**EXERCISE GOAL**
Return each line of the listing below, unchanged, and omit the images.

**SOURCE EXCERPT**
'''
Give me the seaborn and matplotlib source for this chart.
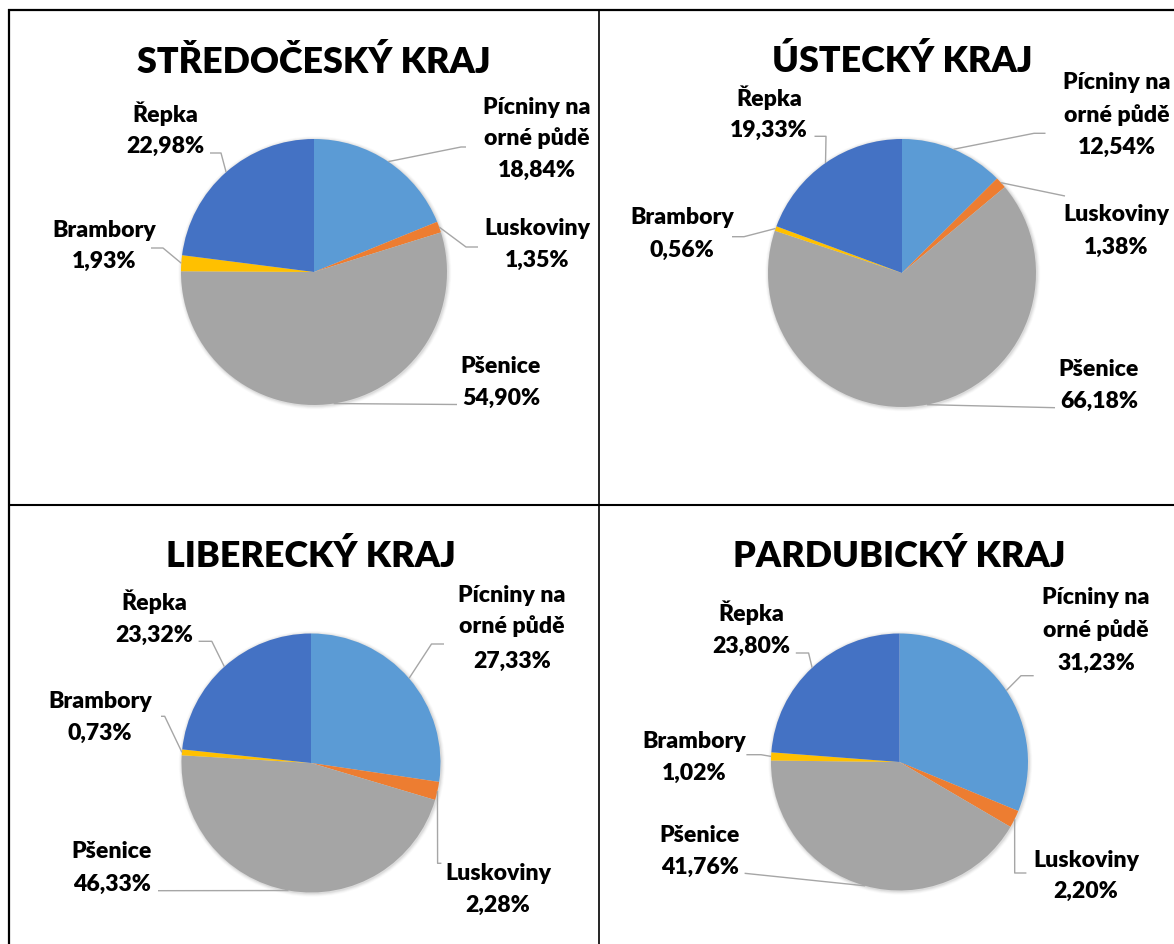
import numpy as np
import matplotlib
matplotlib.use("Agg")
import matplotlib.pyplot as plt
from matplotlib.patches import Circle
import seaborn as sns

# ---------------- data ----------------
categories = ["Pícniny na\norné půdě", "Luskoviny", "Pšenice", "Brambory", "Řepka"]
regions = ["STŘEDOČESKÝ KRAJ", "ÚSTECKÝ KRAJ", "LIBERECKÝ KRAJ", "PARDUBICKÝ KRAJ"]
stredocesky = [18.84, 1.35, 54.90, 1.93, 22.98]
ustecky = [12.54, 1.38, 66.18, 0.56, 19.33]
liberecky = [27.33, 2.28, 46.33, 0.73, 23.32]
pardubicky = [31.23, 2.20, 41.76, 1.02, 23.80]
region_values = [stredocesky, ustecky, liberecky, pardubicky]

# ---------------- style ----------------
sns.set_theme(style="white")
plt.rcParams['font.family'] = ['Lato', 'DejaVu Sans']
palette = sns.color_palette(["#5B9BD5", "#ED7D31", "#A5A5A5", "#FFC000", "#4472C4"])

W, H = 1174, 945
fig = plt.figure(figsize=(W / 100, H / 100), dpi=100)
ax = fig.add_axes([0, 0, 1, 1])


def fy(y):
    return H - y


# layout (pixel positions, image coordinates)
centers = [(314, 273), (902, 274), (311, 764), (899.5, 763)]
radii = [133, 134, 129.5, 128.5]
title_pos = [(314, 73), (902, 72), (311, 567), (899.5, 567)]
label_pos = [
    [(536.5, [114, 145, 177]), (537, [235, 267]), (501, [373, 405]), (104, [237, 268]), (165, [122, 153])],
    [(1117, [89, 122, 154]), (1116, [221, 254]), (1099, [376, 408]), (682, [224, 257]), (769, [106, 137])],
    [(512, [602, 633, 668]), (498, [880, 912]), (112, [858, 891]), (100, [708, 740]), (154, [610, 642])],
    [(1096, [604, 637, 670]), (1086, [867, 898]), (700, [842, 874]), (694, [748, 780]), (751, [621, 653])],
]
leader_pts = [
    [[(466, 148), (461, 148)], [(478, 248), (466, 248)], [(457, 405.5)], [(151, 249), (163, 249)], [(210, 154), (221, 154)]],
    [[(1045.5, 134.3), (1034, 134.3)], [(1065, 197)], [(1055, 408.7)], [(732, 237.7), (744, 237.7)], [(814.5, 137.3), (826, 137.3)]],
    [[(444, 645), (431.5, 645)], [(441.4, 864.3), (437.6, 864.3)], [(158, 891.7)], [(161, 717.3), (164.7, 717.3)], [(198.6, 642.3), (211.8, 642.3)]],
    [[(1033.7, 676.7), (1021, 676.7)], [(1026.4, 874), (1014.7, 874)], [(744.6, 874.3)], [(746.4, 755.7), (761, 755.7)], [(795.8, 654), (808.6, 654)]],
]

label_fs = 16.6
title_fs = 25.8
text_weight = "heavy"
leader_color = "#A6A6A6"

for k, vals in enumerate(region_values):
    cx, cy = centers[k]
    r = radii[k]
    # soft shadow
    for i, a in enumerate([0.05, 0.04, 0.03, 0.02]):
        ax.add_patch(Circle((cx + 0.8, fy(cy) - 0.8), r + 0.8 + i * 0.9, color="#000000",
                            alpha=a, lw=0, zorder=1))
    wedges, _ = ax.pie(vals, colors=palette, startangle=90, counterclock=False,
                       center=(cx, fy(cy)), radius=r,
                       wedgeprops=dict(linewidth=0, zorder=2))
    # title
    tx, ty = title_pos[k]
    ax.text(tx, fy(ty), regions[k], ha="center", va="baseline", fontsize=title_fs,
            fontweight=text_weight, color="black", zorder=5)
    # labels and leader lines
    total = float(np.sum(vals))
    cum = 0.0
    for j, v in enumerate(vals):
        mid = 90 - 360 * (cum + v / 2) / total
        cum += v
        px = cx + r * np.cos(np.radians(mid))
        py = fy(cy) + r * np.sin(np.radians(mid))
        lx, bases = label_pos[k][j]
        lines = categories[j].split("\n") + [f"{v:.2f}".replace(".", ",") + "%"]
        for line, b in zip(lines, bases):
            ax.text(lx, fy(b), line, ha="center", va="baseline", fontsize=label_fs,
                    fontweight=text_weight, color="black", zorder=5)
        xs = [p[0] for p in leader_pts[k][j]] + [px]
        ys = [fy(p[1]) for p in leader_pts[k][j]] + [py]
        ax.plot(xs, ys, color=leader_color, lw=1.0, zorder=3, solid_capstyle="butt")

# panel borders
border_kw = dict(color="black", zorder=6, solid_capstyle="butt")
ax.plot([8, W], [fy(11), fy(11)], lw=1.6, **border_kw)
ax.plot([9, 9], [fy(10), 0], lw=1.6, **border_kw)
ax.plot([598.5, 598.5], [fy(10), 0], lw=1.2, **border_kw)
ax.plot([8, W], [fy(505.5), fy(505.5)], lw=1.5, **border_kw)

ax.set_xlim(0, W)
ax.set_ylim(0, H)
ax.set_aspect("auto")
ax.axis("off")

fig.savefig("out.png", dpi=100, facecolor="white")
'''
**FULL SOLUTION**
Give me the seaborn and matplotlib source for this chart.
import numpy as np
import matplotlib
matplotlib.use("Agg")
import matplotlib.pyplot as plt
from matplotlib.patches import Circle
import seaborn as sns

# ---------------- data ----------------
categories = ["Pícniny na\norné půdě", "Luskoviny", "Pšenice", "Brambory", "Řepka"]
regions = ["STŘEDOČESKÝ KRAJ", "ÚSTECKÝ KRAJ", "LIBERECKÝ KRAJ", "PARDUBICKÝ KRAJ"]
stredocesky = [18.84, 1.35, 54.90, 1.93, 22.98]
ustecky = [12.54, 1.38, 66.18, 0.56, 19.33]
liberecky = [27.33, 2.28, 46.33, 0.73, 23.32]
pardubicky = [31.23, 2.20, 41.76, 1.02, 23.80]
region_values = [stredocesky, ustecky, liberecky, pardubicky]

# ---------------- style ----------------
sns.set_theme(style="white")
plt.rcParams['font.family'] = ['Lato', 'DejaVu Sans']
palette = sns.color_palette(["#5B9BD5", "#ED7D31", "#A5A5A5", "#FFC000", "#4472C4"])

W, H = 1174, 945
fig = plt.figure(figsize=(W / 100, H / 100), dpi=100)
ax = fig.add_axes([0, 0, 1, 1])


def fy(y):
    return H - y


# layout (pixel positions, image coordinates)
centers = [(314, 273), (902, 274), (311, 764), (899.5, 763)]
radii = [133, 134, 129.5, 128.5]
title_pos = [(314, 73), (902, 72), (311, 567), (899.5, 567)]
label_pos = [
    [(536.5, [114, 145, 177]), (537, [235, 267]), (501, [373, 405]), (104, [237, 268]), (165, [122, 153])],
    [(1117, [89, 122, 154]), (1116, [221, 254]), (1099, [376, 408]), (682, [224, 257]), (769, [106, 137])],
    [(512, [602, 633, 668]), (498, [880, 912]), (112, [858, 891]), (100, [708, 740]), (154, [610, 642])],
    [(1096, [604, 637, 670]), (1086, [867, 898]), (700, [842, 874]), (694, [748, 780]), (751, [621, 653])],
]
leader_pts = [
    [[(466, 148), (461, 148)], [(478, 248), (466, 248)], [(457, 405.5)], [(151, 249), (163, 249)], [(210, 154), (221, 154)]],
    [[(1045.5, 134.3), (1034, 134.3)], [(1065, 197)], [(1055, 408.7)], [(732, 237.7), (744, 237.7)], [(814.5, 137.3), (826, 137.3)]],
    [[(444, 645), (431.5, 645)], [(441.4, 864.3), (437.6, 864.3)], [(158, 891.7)], [(161, 717.3), (164.7, 717.3)], [(198.6, 642.3), (211.8, 642.3)]],
    [[(1033.7, 676.7), (1021, 676.7)], [(1026.4, 874), (1014.7, 874)], [(744.6, 874.3)], [(746.4, 755.7), (761, 755.7)], [(795.8, 654), (808.6, 654)]],
]

label_fs = 16.6
title_fs = 25.8
text_weight = "heavy"
leader_color = "#A6A6A6"

for k, vals in enumerate(region_values):
    cx, cy = centers[k]
    r = radii[k]
    # soft shadow
    for i, a in enumerate([0.05, 0.04, 0.03, 0.02]):
        ax.add_patch(Circle((cx + 0.8, fy(cy) - 0.8), r + 0.8 + i * 0.9, color="#000000",
                            alpha=a, lw=0, zorder=1))
    wedges, _ = ax.pie(vals, colors=palette, startangle=90, counterclock=False,
                       center=(cx, fy(cy)), radius=r,
                       wedgeprops=dict(linewidth=0, zorder=2))
    # title
    tx, ty = title_pos[k]
    ax.text(tx, fy(ty), regions[k], ha="center", va="baseline", fontsize=title_fs,
            fontweight=text_weight, color="black", zorder=5)
    # labels and leader lines
    total = float(np.sum(vals))
    cum = 0.0
    for j, v in enumerate(vals):
        mid = 90 - 360 * (cum + v / 2) / total
        cum += v
        px = cx + r * np.cos(np.radians(mid))
        py = fy(cy) + r * np.sin(np.radians(mid))
        lx, bases = label_pos[k][j]
        lines = categories[j].split("\n") + [f"{v:.2f}".replace(".", ",") + "%"]
        for line, b in zip(lines, bases):
            ax.text(lx, fy(b), line, ha="center", va="baseline", fontsize=label_fs,
                    fontweight=text_weight, color="black", zorder=5)
        xs = [p[0] for p in leader_pts[k][j]] + [px]
        ys = [fy(p[1]) for p in leader_pts[k][j]] + [py]
        ax.plot(xs, ys, color=leader_color, lw=1.0, zorder=3, solid_capstyle="butt")

# panel borders
border_kw = dict(color="black", zorder=6, solid_capstyle="butt")
ax.plot([8, W], [fy(11), fy(11)], lw=1.6, **border_kw)
ax.plot([9, 9], [fy(10), 0], lw=1.6, **border_kw)
ax.plot([598.5, 598.5], [fy(10), 0], lw=1.2, **border_kw)
ax.plot([8, W], [fy(505.5), fy(505.5)], lw=1.5, **border_kw)

ax.set_xlim(0, W)
ax.set_ylim(0, H)
ax.set_aspect("auto")
ax.axis("off")

fig.savefig("out.png", dpi=100, facecolor="white")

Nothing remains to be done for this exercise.